As soon as he finished, people surrounded him trying to shake his hand and get him to sign a new publication of his collected poems. I did not get to speak to him. I left out the back thinking about the one time I had gotten to speak to him at 1995 event at Sun and Moon Books. At that time, I was struck by what was clearly a joy of being around people. I was a twenty-seven year old brat much the corn-fed type he described at the University of Wisconsin, except I wanted him to tell me about the Communist Party and revolution. He endured me easily, candidly saying that he had gone to some rallies and so forth, but hardly had much to report. I wanted to know about his years as a psychotherapist and I told them that I had recently read that working-class people do not respond as well to psychodynamic therapy as wealthier people. Since he had chosen to devote his life to providing affordable therapy to working-class people, I wanted to know whether or not he would agree. “I don’t know,” he said, “maybe rich people’s therapist’s talk differently to them. All I can tell is the people really just need someone to pay attention.”

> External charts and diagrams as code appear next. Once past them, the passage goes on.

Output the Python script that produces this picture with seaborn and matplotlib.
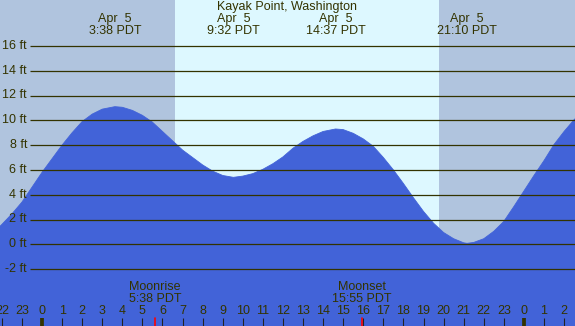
import matplotlib
matplotlib.use("Agg")
import matplotlib.pyplot as plt
import pandas as pd
import seaborn as sns

# Tide heights (ft), hours relative to midnight Apr 5
tide_hours = [-2.5, -2.0, -1.5, -1.0, -0.5, 0.0, 0.5, 1.0, 1.5, 2.0, 2.5, 3.0, 3.63, 4.0,
              4.5, 5.0, 5.5, 6.0, 6.5, 7.0, 7.5, 8.0, 8.5, 9.0, 9.53, 10.0, 10.5, 11.0,
              11.5, 12.0, 12.5, 13.0, 13.5, 14.0, 14.62, 15.0, 15.5, 16.0, 16.5, 17.0,
              17.5, 18.0, 18.5, 19.0, 19.5, 20.0, 20.5, 21.0, 21.17, 21.5, 22.0, 22.5,
              23.0, 23.5, 24.0, 24.5, 25.0, 25.5, 26.0, 26.5, 27.0]
tide_heights = [0.8, 1.6, 2.45, 3.4, 4.6, 5.8, 6.9, 8.0, 9.0, 9.9, 10.5, 10.9, 11.1, 11.05,
                10.8, 10.4, 9.85, 9.1, 8.35, 7.6, 7.0, 6.4, 5.9, 5.55, 5.4, 5.5, 5.7, 6.05,
                6.5, 7.05, 7.75, 8.3, 8.75, 9.1, 9.3, 9.25, 8.95, 8.5, 7.9, 7.0,
                6.0, 4.9, 3.75, 2.65, 1.7, 0.95, 0.45, 0.12, 0.08, 0.15, 0.45, 1.05,
                1.85, 3.05, 4.3, 5.55, 6.75, 8.05, 9.1, 10.05, 10.8]

extreme_labels = ["3:38 PDT", "9:32 PDT", "14:37 PDT", "21:10 PDT"]
extreme_hours = [3 + 38 / 60, 9 + 32 / 60, 14 + 37 / 60, 21 + 10 / 60]

sunrise = 6 + 37 / 60
sunset = 19 + 46 / 60
moon_events = ["Moonrise", "Moonset"]
moon_labels = ["5:38 PDT", "15:55 PDT"]
moon_hours = [5 + 38 / 60, 15 + 55 / 60]

hour_ticks = list(range(-2, 27))
height_ticks = list(range(-2, 17, 2))

# pixel helpers (chart is 575x326, 20.08 px per hour, 12.4 px per foot)
def px(x):
    return (x - 42) / 20.08

def py(y):
    return (244.3 - y) / 12.4

night = "#b0c4de"
day = "#ddf8ff"
water = "#4263d8"
ink = "#333300"

sns.set_theme(style="white")
plt.rcParams['font.family'] = ['Liberation Sans', 'DejaVu Sans']

fig = plt.figure(figsize=(5.75, 3.26), dpi=100)
ax = fig.add_axes([0, 0, 1, 1])
ax.axis("off")

ax.axvspan(px(-5), sunrise, color=night, lw=0, zorder=0)
ax.axvspan(sunrise, sunset, color=day, lw=0, zorder=0)
ax.axvspan(sunset, px(580), color=night, lw=0, zorder=0)

df = pd.DataFrame({"hour": tide_hours, "height": tide_heights})
ax.fill_between(df["hour"], df["height"], py(330), color=water, lw=0, zorder=1)
sns.lineplot(data=df, x="hour", y="height", ax=ax, color=water, lw=0.6,
             estimator=None, zorder=1)

# height grid lines and labels
for h in height_ticks:
    ax.plot([px(29.5), px(576)], [h, h], color=ink, lw=0.9, zorder=2,
            solid_capstyle="butt")
    ax.text(px(27), h, f"{h} ft", ha="right", va="center", fontsize=9, color=ink)

ax.text(px(287), py(7), "Kayak Point, Washington", ha="center", va="center",
        fontsize=9, color=ink)
for t, lab in zip(extreme_hours, extreme_labels):
    ax.text(t, py(19), "Apr  5", ha="center", va="center", fontsize=9, color=ink)
    ax.text(t, py(31), lab, ha="center", va="center", fontsize=9, color=ink)

for t, ev, lab in zip(moon_hours, moon_events, moon_labels):
    ax.text(t, py(287), ev, ha="center", va="center", fontsize=9, color=ink)
    ax.text(t, py(299), lab, ha="center", va="center", fontsize=9, color=ink)
    ax.plot([t, t], [py(318), py(327)], color="#ff0000", lw=1.2, zorder=3)

for h in hour_ticks:
    ax.text(h, py(311), str(h % 24), ha="center", va="center", fontsize=9, color=ink)
    midnight = h % 24 == 0
    ax.plot([h, h], [py(318), py(327)], color=ink if midnight else "#222222",
            lw=2.7 if midnight else 0.8, zorder=2, solid_capstyle="butt")

ax.set_xlim(px(0), px(575))
ax.set_ylim(py(326), py(0))
ax.set_xlabel("")
ax.set_ylabel("")

fig.savefig("out.png", dpi=100)
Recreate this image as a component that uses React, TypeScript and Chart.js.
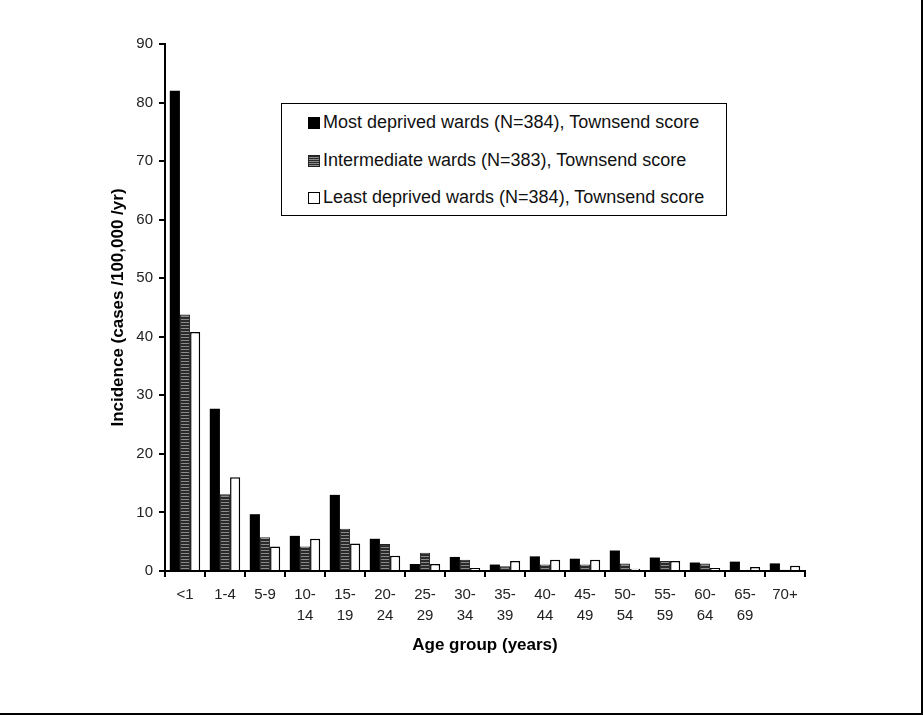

I remember thinking at the time of his curious use of the phrase “the people”. It sounded so anachronistic, but in light of all this reading and his response to the crowd, I realized that this man believed in one thing, the real relations between “people”. As I left the celebration, I got in the car thinking of this early poem of his which he had named “The People”:

O you in whom distrust lies under
like a gallstone
and desire grows up aching
like a sharp tooth,
courage rises over all
because it is your heart
and knows no high airs or aloofness.

When I was young
and my moods stood between us,
you made me feel lonely.

now I plant myself
in the middle of the street
and swear I shall never leave you,
for you stand between me and my moods.